- [STATED EXERCISE]:
Please output the lines shown below exactly as they appear.

##############################

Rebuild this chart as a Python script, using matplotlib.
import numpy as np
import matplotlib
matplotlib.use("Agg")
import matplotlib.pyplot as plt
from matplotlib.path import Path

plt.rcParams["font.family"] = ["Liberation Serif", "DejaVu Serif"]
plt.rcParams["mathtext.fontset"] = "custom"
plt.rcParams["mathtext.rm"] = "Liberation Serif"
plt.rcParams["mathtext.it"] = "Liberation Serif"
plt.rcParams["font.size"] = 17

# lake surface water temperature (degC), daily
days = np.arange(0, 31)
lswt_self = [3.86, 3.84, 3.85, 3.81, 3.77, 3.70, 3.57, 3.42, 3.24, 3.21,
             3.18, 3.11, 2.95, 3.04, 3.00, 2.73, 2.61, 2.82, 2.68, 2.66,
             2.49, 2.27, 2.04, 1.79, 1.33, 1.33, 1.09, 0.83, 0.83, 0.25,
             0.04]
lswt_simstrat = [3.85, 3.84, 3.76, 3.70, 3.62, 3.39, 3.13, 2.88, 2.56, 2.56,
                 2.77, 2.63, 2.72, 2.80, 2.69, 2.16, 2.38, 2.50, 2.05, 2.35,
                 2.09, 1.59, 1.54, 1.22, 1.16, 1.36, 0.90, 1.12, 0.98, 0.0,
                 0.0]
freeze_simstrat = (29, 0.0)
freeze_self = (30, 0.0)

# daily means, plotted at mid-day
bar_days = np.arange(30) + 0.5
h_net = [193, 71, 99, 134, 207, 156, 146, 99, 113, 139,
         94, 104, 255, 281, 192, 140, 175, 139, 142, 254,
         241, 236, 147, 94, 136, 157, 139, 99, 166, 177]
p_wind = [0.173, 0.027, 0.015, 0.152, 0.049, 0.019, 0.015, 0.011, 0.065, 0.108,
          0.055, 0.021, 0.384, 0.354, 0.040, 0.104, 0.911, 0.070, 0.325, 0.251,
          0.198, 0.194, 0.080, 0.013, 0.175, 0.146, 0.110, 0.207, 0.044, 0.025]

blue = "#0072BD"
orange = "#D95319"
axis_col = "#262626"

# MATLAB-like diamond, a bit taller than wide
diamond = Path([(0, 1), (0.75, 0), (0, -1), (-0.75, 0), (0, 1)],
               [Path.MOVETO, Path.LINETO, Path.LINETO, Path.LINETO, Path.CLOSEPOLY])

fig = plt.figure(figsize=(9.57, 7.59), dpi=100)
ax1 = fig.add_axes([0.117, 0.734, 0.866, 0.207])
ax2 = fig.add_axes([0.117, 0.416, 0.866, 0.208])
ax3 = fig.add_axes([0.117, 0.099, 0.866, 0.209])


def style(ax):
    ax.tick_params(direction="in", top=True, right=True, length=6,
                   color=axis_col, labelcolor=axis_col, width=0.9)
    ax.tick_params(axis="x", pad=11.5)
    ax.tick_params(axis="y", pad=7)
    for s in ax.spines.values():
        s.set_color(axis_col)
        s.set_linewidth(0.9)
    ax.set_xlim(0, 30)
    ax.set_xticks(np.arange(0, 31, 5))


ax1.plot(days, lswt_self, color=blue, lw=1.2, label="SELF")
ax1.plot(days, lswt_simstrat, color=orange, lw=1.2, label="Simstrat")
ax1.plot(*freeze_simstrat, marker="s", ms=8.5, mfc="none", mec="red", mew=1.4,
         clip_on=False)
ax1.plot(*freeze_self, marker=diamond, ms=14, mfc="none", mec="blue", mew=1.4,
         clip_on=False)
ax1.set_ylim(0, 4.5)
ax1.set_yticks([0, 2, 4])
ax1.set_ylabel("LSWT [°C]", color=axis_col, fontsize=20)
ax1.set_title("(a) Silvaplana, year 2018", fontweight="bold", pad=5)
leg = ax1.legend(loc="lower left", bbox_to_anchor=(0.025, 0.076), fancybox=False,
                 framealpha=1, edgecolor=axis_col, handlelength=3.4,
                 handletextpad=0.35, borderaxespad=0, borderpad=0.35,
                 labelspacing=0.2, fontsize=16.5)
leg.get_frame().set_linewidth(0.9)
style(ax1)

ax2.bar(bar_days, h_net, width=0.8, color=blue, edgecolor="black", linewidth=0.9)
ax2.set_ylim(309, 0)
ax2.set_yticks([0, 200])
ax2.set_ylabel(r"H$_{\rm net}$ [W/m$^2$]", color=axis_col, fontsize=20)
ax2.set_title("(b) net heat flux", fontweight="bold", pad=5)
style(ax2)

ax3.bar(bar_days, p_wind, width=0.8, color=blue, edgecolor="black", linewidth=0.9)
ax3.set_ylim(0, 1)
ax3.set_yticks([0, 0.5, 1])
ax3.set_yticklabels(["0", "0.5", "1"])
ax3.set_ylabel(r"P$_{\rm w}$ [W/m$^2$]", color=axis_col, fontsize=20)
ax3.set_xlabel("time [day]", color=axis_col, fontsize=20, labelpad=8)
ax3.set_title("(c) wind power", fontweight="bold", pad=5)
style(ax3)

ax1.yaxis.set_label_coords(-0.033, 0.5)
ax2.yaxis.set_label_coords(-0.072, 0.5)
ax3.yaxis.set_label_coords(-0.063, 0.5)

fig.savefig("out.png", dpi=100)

##############################

- [RESPONSE FOR THIS EXERCISE]:
Rebuild this chart as a Python script, using matplotlib.
import numpy as np
import matplotlib
matplotlib.use("Agg")
import matplotlib.pyplot as plt
from matplotlib.path import Path

plt.rcParams["font.family"] = ["Liberation Serif", "DejaVu Serif"]
plt.rcParams["mathtext.fontset"] = "custom"
plt.rcParams["mathtext.rm"] = "Liberation Serif"
plt.rcParams["mathtext.it"] = "Liberation Serif"
plt.rcParams["font.size"] = 17

# lake surface water temperature (degC), daily
days = np.arange(0, 31)
lswt_self = [3.86, 3.84, 3.85, 3.81, 3.77, 3.70, 3.57, 3.42, 3.24, 3.21,
             3.18, 3.11, 2.95, 3.04, 3.00, 2.73, 2.61, 2.82, 2.68, 2.66,
             2.49, 2.27, 2.04, 1.79, 1.33, 1.33, 1.09, 0.83, 0.83, 0.25,
             0.04]
lswt_simstrat = [3.85, 3.84, 3.76, 3.70, 3.62, 3.39, 3.13, 2.88, 2.56, 2.56,
                 2.77, 2.63, 2.72, 2.80, 2.69, 2.16, 2.38, 2.50, 2.05, 2.35,
                 2.09, 1.59, 1.54, 1.22, 1.16, 1.36, 0.90, 1.12, 0.98, 0.0,
                 0.0]
freeze_simstrat = (29, 0.0)
freeze_self = (30, 0.0)

# daily means, plotted at mid-day
bar_days = np.arange(30) + 0.5
h_net = [193, 71, 99, 134, 207, 156, 146, 99, 113, 139,
         94, 104, 255, 281, 192, 140, 175, 139, 142, 254,
         241, 236, 147, 94, 136, 157, 139, 99, 166, 177]
p_wind = [0.173, 0.027, 0.015, 0.152, 0.049, 0.019, 0.015, 0.011, 0.065, 0.108,
          0.055, 0.021, 0.384, 0.354, 0.040, 0.104, 0.911, 0.070, 0.325, 0.251,
          0.198, 0.194, 0.080, 0.013, 0.175, 0.146, 0.110, 0.207, 0.044, 0.025]

blue = "#0072BD"
orange = "#D95319"
axis_col = "#262626"

# MATLAB-like diamond, a bit taller than wide
diamond = Path([(0, 1), (0.75, 0), (0, -1), (-0.75, 0), (0, 1)],
               [Path.MOVETO, Path.LINETO, Path.LINETO, Path.LINETO, Path.CLOSEPOLY])

fig = plt.figure(figsize=(9.57, 7.59), dpi=100)
ax1 = fig.add_axes([0.117, 0.734, 0.866, 0.207])
ax2 = fig.add_axes([0.117, 0.416, 0.866, 0.208])
ax3 = fig.add_axes([0.117, 0.099, 0.866, 0.209])


def style(ax):
    ax.tick_params(direction="in", top=True, right=True, length=6,
                   color=axis_col, labelcolor=axis_col, width=0.9)
    ax.tick_params(axis="x", pad=11.5)
    ax.tick_params(axis="y", pad=7)
    for s in ax.spines.values():
        s.set_color(axis_col)
        s.set_linewidth(0.9)
    ax.set_xlim(0, 30)
    ax.set_xticks(np.arange(0, 31, 5))


ax1.plot(days, lswt_self, color=blue, lw=1.2, label="SELF")
ax1.plot(days, lswt_simstrat, color=orange, lw=1.2, label="Simstrat")
ax1.plot(*freeze_simstrat, marker="s", ms=8.5, mfc="none", mec="red", mew=1.4,
         clip_on=False)
ax1.plot(*freeze_self, marker=diamond, ms=14, mfc="none", mec="blue", mew=1.4,
         clip_on=False)
ax1.set_ylim(0, 4.5)
ax1.set_yticks([0, 2, 4])
ax1.set_ylabel("LSWT [°C]", color=axis_col, fontsize=20)
ax1.set_title("(a) Silvaplana, year 2018", fontweight="bold", pad=5)
leg = ax1.legend(loc="lower left", bbox_to_anchor=(0.025, 0.076), fancybox=False,
                 framealpha=1, edgecolor=axis_col, handlelength=3.4,
                 handletextpad=0.35, borderaxespad=0, borderpad=0.35,
                 labelspacing=0.2, fontsize=16.5)
leg.get_frame().set_linewidth(0.9)
style(ax1)

ax2.bar(bar_days, h_net, width=0.8, color=blue, edgecolor="black", linewidth=0.9)
ax2.set_ylim(309, 0)
ax2.set_yticks([0, 200])
ax2.set_ylabel(r"H$_{\rm net}$ [W/m$^2$]", color=axis_col, fontsize=20)
ax2.set_title("(b) net heat flux", fontweight="bold", pad=5)
style(ax2)

ax3.bar(bar_days, p_wind, width=0.8, color=blue, edgecolor="black", linewidth=0.9)
ax3.set_ylim(0, 1)
ax3.set_yticks([0, 0.5, 1])
ax3.set_yticklabels(["0", "0.5", "1"])
ax3.set_ylabel(r"P$_{\rm w}$ [W/m$^2$]", color=axis_col, fontsize=20)
ax3.set_xlabel("time [day]", color=axis_col, fontsize=20, labelpad=8)
ax3.set_title("(c) wind power", fontweight="bold", pad=5)
style(ax3)

ax1.yaxis.set_label_coords(-0.033, 0.5)
ax2.yaxis.set_label_coords(-0.072, 0.5)
ax3.yaxis.set_label_coords(-0.063, 0.5)

fig.savefig("out.png", dpi=100)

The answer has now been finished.